Ce n’est pas un hasard si le gouvernement équatorien, qui sur la scène internationale en est venu à donner la priorité aux relations de coopération et aux accords commerciaux avec les États-Unis et le Royaume-Uni, est soumis à de multiples pressions pour annuler l’asile de Julian Assange.  Lorsque le vice-président américain Mike Pence s’est rendu à Quito en juin dernier, il a discuté de la question avec le président Moreno à la demande de plusieurs sénateurs, principalement du Parti démocrate. Si Moreno nie que la question d’Assange ait été abordée, la Maison-Blanche le confirme et note qu’il y a un accord pour rester en étroite coordination pour les prochaines étapes : faut-il comprendre que les pressions actuelles sur Assange s’inscrivent dans ces « étapes » ?

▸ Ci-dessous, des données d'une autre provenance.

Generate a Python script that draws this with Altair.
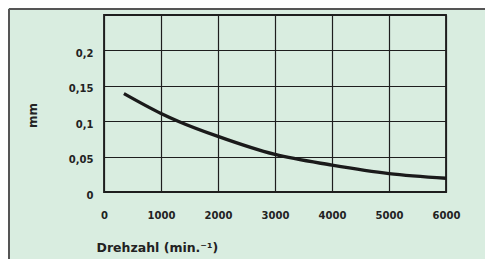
import altair as alt
import pandas as pd

rpm = [350, 1000, 1300, 2000, 3000, 4000, 5000, 6000]
mm = [0.139, 0.111, 0.100, 0.0785, 0.053, 0.038, 0.026, 0.0195]

x_ticks = [0, 1000, 2000, 3000, 4000, 5000, 6000]
y_ticks = [0, 0.05, 0.1, 0.15, 0.2, 0.25]

df = pd.DataFrame({"rpm": rpm, "mm": mm})

FONT = "DejaVu Sans"
label_expr = ("datum.value == 0 ? '0' : datum.value == 0.05 ? '0,05' : datum.value == 0.1 ? '0,1' : "
              "datum.value == 0.15 ? '0,15' : datum.value == 0.2 ? '0,2' : ''")

line = alt.Chart(df).mark_line(
    interpolate="monotone", color="#1a1a1a", strokeWidth=3.4, strokeCap="butt", clip=True
).encode(
    x=alt.X("rpm:Q", scale=alt.Scale(domain=[0, 6000], nice=False),
            axis=alt.Axis(values=x_ticks, format="d", title="Drehzahl (min.⁻¹)", labelFont=FONT,
                          labelFontWeight="bold", labelFontSize=10, labelColor="#222",
                          labelPadding=18, tickSize=0, domain=False,
                          grid=True, gridColor="#1e1e1e", gridWidth=1.2, gridOpacity=1,
                          titleFont=FONT, titleFontWeight="bold", titleFontSize=12.5,
                          titleColor="#222", titleAnchor="start", titleAlign="left",
                          titleX=-8, titleY=55, titleBaseline="middle",
                          labelFlush=False)),
    y=alt.Y("mm:Q", scale=alt.Scale(domain=[0, 0.25], nice=False),
            axis=alt.Axis(values=y_ticks, labelExpr=label_expr, title="mm",
                          labelFont=FONT, labelFontWeight="bold", labelFontSize=10,
                          labelColor="#222", labelPadding=11, tickSize=0, domain=False,
                          labelOffset=3,
                          grid=True, gridColor="#1e1e1e", gridWidth=1.2, gridOpacity=1,
                          titleFont=FONT, titleFontWeight="bold", titleFontSize=12,
                          titleColor="#222", titleX=-72, titleY=100,
                          titleAlign="center", titleBaseline="middle")),
)

frame_top = alt.Chart(df).mark_rule(color="#555", strokeWidth=2, clip=False).encode(
    x=alt.value(-95), x2=alt.value(400), y=alt.value(-6)
)
frame_left = alt.Chart(df).mark_rule(color="#555", strokeWidth=2, clip=False).encode(
    x=alt.value(-95), y=alt.value(-6), y2=alt.value(300)
)

chart = alt.layer(frame_top, frame_left, line).properties(
    width=342, height=177,
    autosize=alt.AutoSizeParams(type="none"),
    padding={"left": 96, "top": 7, "right": 39, "bottom": 67},
    background="#d9ede0",
).configure_view(stroke="#1e1e1e", strokeWidth=1.8)

chart.save("out.html", embed_options={"renderer": "svg", "actions": False})
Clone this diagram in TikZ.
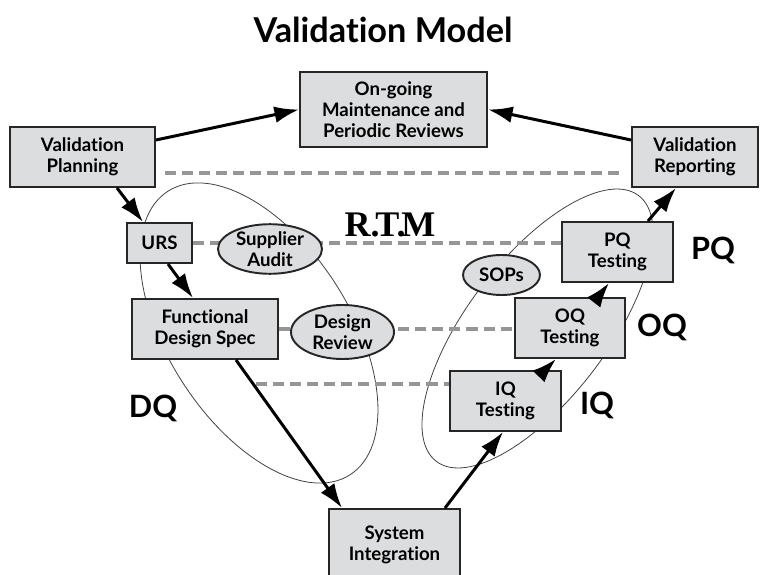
\documentclass[tikz,border=0pt]{standalone}
\usepackage{fontspec}
\setmainfont[Ligatures=NoCommon]{Lato}
\newfontfamily\rtmfont{Liberation Serif}
\usepackage{tikz}
\usetikzlibrary{arrows.meta,backgrounds,shapes.geometric}

\definecolor{boxgray}{RGB}{220,221,223}
\definecolor{rtmgray}{RGB}{150,150,150}

\tikzset{
	box/.style={draw=black!85,line width=1.1pt,fill=boxgray,align=center,font=\bfseries\fontsize{10.6}{12}\selectfont,inner sep=2pt},
	bubble/.style={ellipse,draw=black!85,line width=1.1pt,fill=boxgray,align=center,font=\bfseries\fontsize{10.6}{12}\selectfont,inner sep=0pt},
	flow/.style={line width=1.7pt,-{Latex[length=14pt,width=9.5pt]}},
	rtmline/.style={rtmgray,line width=2.2pt,dash pattern=on 6.3pt off 3.4pt},
	qloop/.style={black!75,line width=0.45pt},
	phase/.style={font=\bfseries\fontsize{17.5}{19}\selectfont}
}

\begin{document}
\begin{tikzpicture}
		\useasboundingbox (0,0) rectangle (15.32,11.48);
		\node [font=\bfseries\fontsize{19.5}{21}\selectfont] (title) at (7.66,10.88) {Validation Model};
		
		\node [box,minimum width=3.74cm,minimum height=1.5cm] (ongoing) at (7.87,9.29) {On-going\\Maintenance and\\Periodic Reviews};
		\node [box,minimum width=2.9cm,minimum height=1.2cm] (planning) at (1.65,8.34) {Validation\\Planning};
		\node [box,minimum width=2.52cm,minimum height=1.2cm] (reporting) at (13.9,8.34) {Validation\\Reporting};
		\node [box,minimum width=1.3cm,minimum height=0.8cm] (urs) at (3.19,6.62) {URS};
		\node [box,minimum width=2.92cm,minimum height=1.2cm] (fds) at (4.1,4.9) {Functional\\Design Spec};
		\node [box,minimum width=2.22cm,minimum height=1.2cm] (pq) at (12.35,6.44) {PQ\\Testing};
		\node [box,minimum width=2.2cm,minimum height=1.2cm] (oq) at (11.4,4.92) {OQ\\Testing};
		\node [box,minimum width=2.22cm,minimum height=1.2cm] (iq) at (10.11,3.46) {IQ\\Testing};
		\node [box,minimum width=2.62cm,minimum height=1.44cm] (si) at (7.89,0.58) {System\\Integration};
		
		\node [bubble,minimum width=2.08cm,minimum height=0.96cm] (audit) at (5.4,6.5) {Supplier\\Audit};
		\node [bubble,minimum width=2.06cm,minimum height=1.08cm] (review) at (6.85,4.84) {Design\\Review};
		\node [bubble,minimum width=1.54cm,minimum height=0.8cm] (sops) at (10.03,5.98) {SOPs};
		
		\node [font=\rtmfont\bfseries\fontsize{20.5}{22}\selectfont] (rtm) at (7.8,6.98) {R.\kern-2.5pt T.\kern-2.5pt M};
		\node [phase] (pqlabel) at (14.26,6.48) {PQ};
		\node [phase] (oqlabel) at (13.24,4.94) {OQ};
		\node [phase] (iqlabel) at (11.94,3.38) {IQ};
		\node [phase] (dqlabel) at (3.06,3.32) {DQ};
		
		\coordinate (topstart) at (3.3,8.02);
		\coordinate (topend) at (12.4,8.02);
		\coordinate (iqstart) at (5.12,3.8);
		
		\begin{scope}[on background layer]
		\draw [qloop,rotate around={-57.3:(5.18,4.82)}] (5.18,4.82) ellipse (3.37cm and 1.82cm);
		\draw [qloop,rotate around={52.7:(10.75,4.91)}] (10.75,4.91) ellipse (3.34cm and 1.4cm);
		\draw [rtmline] (topstart) -- (topend);
		\draw [rtmline] (urs.east) -- (urs.east -| pq.west);
		\draw [rtmline] (fds.east) -- (fds.east -| oq.west);
		\draw [rtmline] (iqstart) -- (iqstart -| iq.west);
		\end{scope}
		
		\draw [flow] ([yshift=0.34cm]planning.east) -- (ongoing.west);
		\draw [flow] ([yshift=0.34cm]reporting.west) -- (ongoing.east);
		\draw [flow] ([xshift=0.69cm]planning.south) -- ([xshift=-0.33cm]urs.north);
		\draw [flow] ([xshift=0.17cm]urs.south) -- ([xshift=-0.24cm]fds.north);
		\draw [flow] ([xshift=0.62cm]fds.south) -- ([xshift=-1.05cm]si.north);
		\draw [flow] ([xshift=1.01cm]si.north) -- ([xshift=-0.05cm]iq.south);
		\draw [flow] ([xshift=0.79cm]iq.north) -- ([xshift=-0.28cm]oq.south);
		\draw [flow] ([xshift=0.56cm]oq.north) -- ([xshift=-0.17cm]pq.south);
		\draw [flow] ([xshift=0.61cm]pq.north) -- ([xshift=-0.38cm]reporting.south);
\end{tikzpicture}
\end{document}
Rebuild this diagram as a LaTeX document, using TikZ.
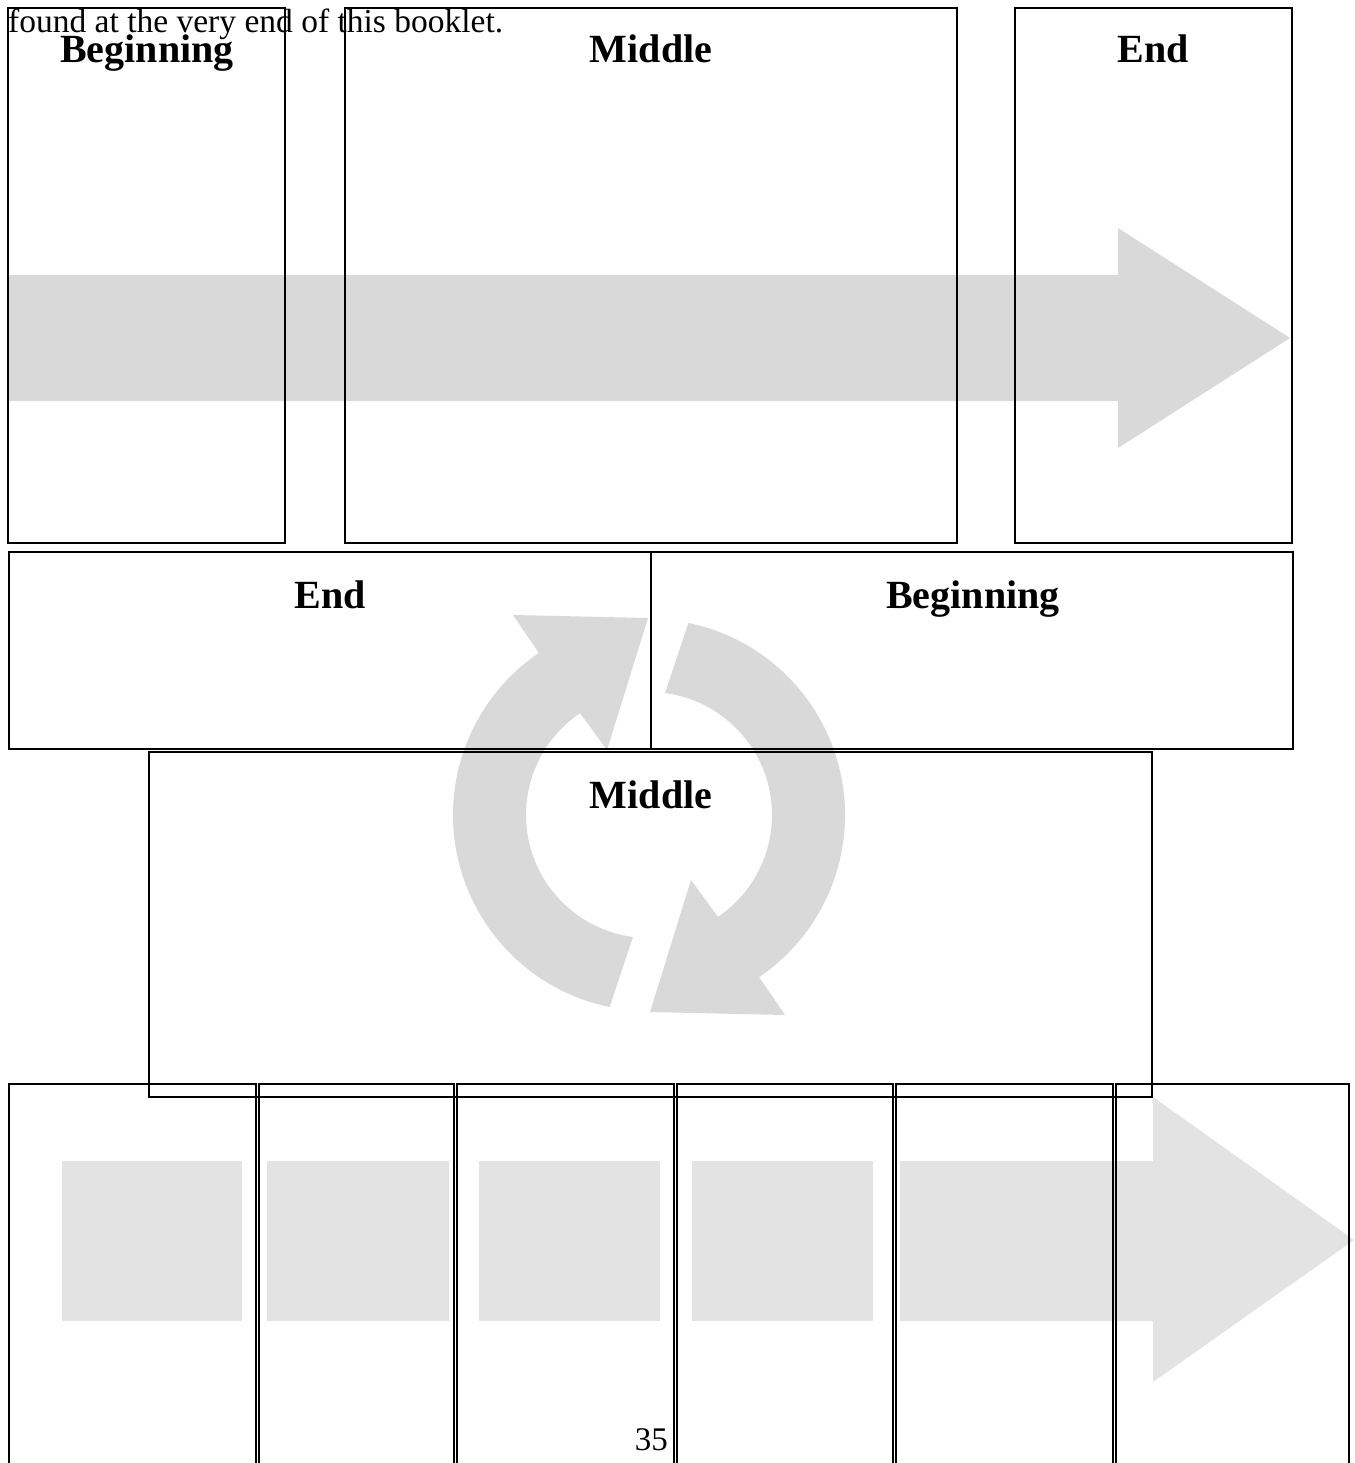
\documentclass[tikz,border=0pt]{standalone}
\usepackage{fontspec}
\setmainfont{Liberation Serif}
\begin{document}
\begin{tikzpicture}[x=1pt,y=-1pt,
  box/.style={draw=black,line width=2pt},
  grayA/.style={fill=black!15,draw=none},
  grayB/.style={fill=black!11,draw=none},
  head/.style={anchor=base,inner sep=0pt,font=\fontsize{40}{42}\selectfont\bfseries},
  body/.style={anchor=base west,inner sep=0pt,font=\fontsize{33.5}{36}\selectfont}]
\clip (0,0) rectangle (1354,1463);
\fill[white] (0,0) rectangle (1354,1463);
% gray shapes
\fill[grayA] (8,275) -- (1118,275) -- (1118,228) -- (1290,338) -- (1118,448) -- (1118,401) -- (8,401) -- cycle;
\begin{scope}[shift={(649,815)},yscale=-1]
  \fill[grayA] (258.4:196) arc[start angle=258.4,end angle=124.2,radius=196]
     -- (-136,200) -- (-1,197) -- (-42,65) -- (124.1:123)
     arc[start angle=124.1,end angle=262.5,radius=123] -- cycle;
  \begin{scope}[rotate=180]
  \fill[grayA] (258.4:196) arc[start angle=258.4,end angle=124.2,radius=196]
     -- (-136,200) -- (-1,197) -- (-42,65) -- (124.1:123)
     arc[start angle=124.1,end angle=262.5,radius=123] -- cycle;
  \end{scope}
\end{scope}
\fill[grayB] (62,1161) rectangle (242,1321);
\fill[grayB] (267,1161) rectangle (449,1321);
\fill[grayB] (479,1161) rectangle (660,1321);
\fill[grayB] (692,1161) rectangle (873,1321);
\fill[grayB] (900,1161) -- (1153,1161) -- (1153,1097) -- (1354,1240) -- (1153,1382) -- (1153,1321) -- (900,1321) -- cycle;
% top row
\draw[box] (8,8) rectangle (285,543);
\draw[box] (345,8) rectangle (957,543);
\draw[box] (1015,8) rectangle (1292,543);
% second row
\draw[box] (9,552) rectangle (651,749);
\draw[box] (651,552) rectangle (1293,749);
% bottom row
\draw[box] (9,1084) rectangle (256,1480);
\draw[box] (259,1084) rectangle (454,1480);
\draw[box] (457,1084) rectangle (674,1480);
\draw[box] (677,1084) rectangle (893,1480);
\draw[box] (896,1084) rectangle (1113,1480);
\draw[box] (1116,1084) rectangle (1349,1480);
% middle box
\draw[box] (149,752) rectangle (1152,1097);
% labels
\node[head] (b1) at (147,63) {Beginning};
\node[head] (m1) at (651,63) {Middle};
\node[head] (e1) at (1153,63) {End};
\node[head] (e2) at (330,608) {End};
\node[head] (b2) at (973,608) {Beginning};
\node[head] (m2) at (651,808) {Middle};
\node[body] (t1) at (8,33) {found at the very end of this booklet.};
\node[anchor=base east,inner sep=0pt,font=\fontsize{33}{36}\selectfont] (pg) at (668,1450) {35};
\end{tikzpicture}
\end{document}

L’Équateur s’est distingué sur la scène internationale pour avoir accordé l’asile à Julian Assange, défiant la pression des puissances mondiales.  C’est même le gouvernement actuel qui lui a accordé la citoyenneté il y a un an.  Il semble que cela soit derrière nous, et qu’à ce stade, seule une campagne internationale forte de défense des droits de Julian Assange et Wikileaks pourrait empêcher une issue fatale.

 

Notes 

[1] Il est intéressant de noter que pour le mouvement des pirates informatiques (hacker), le terme fait plutôt référence à l’expertise informatique.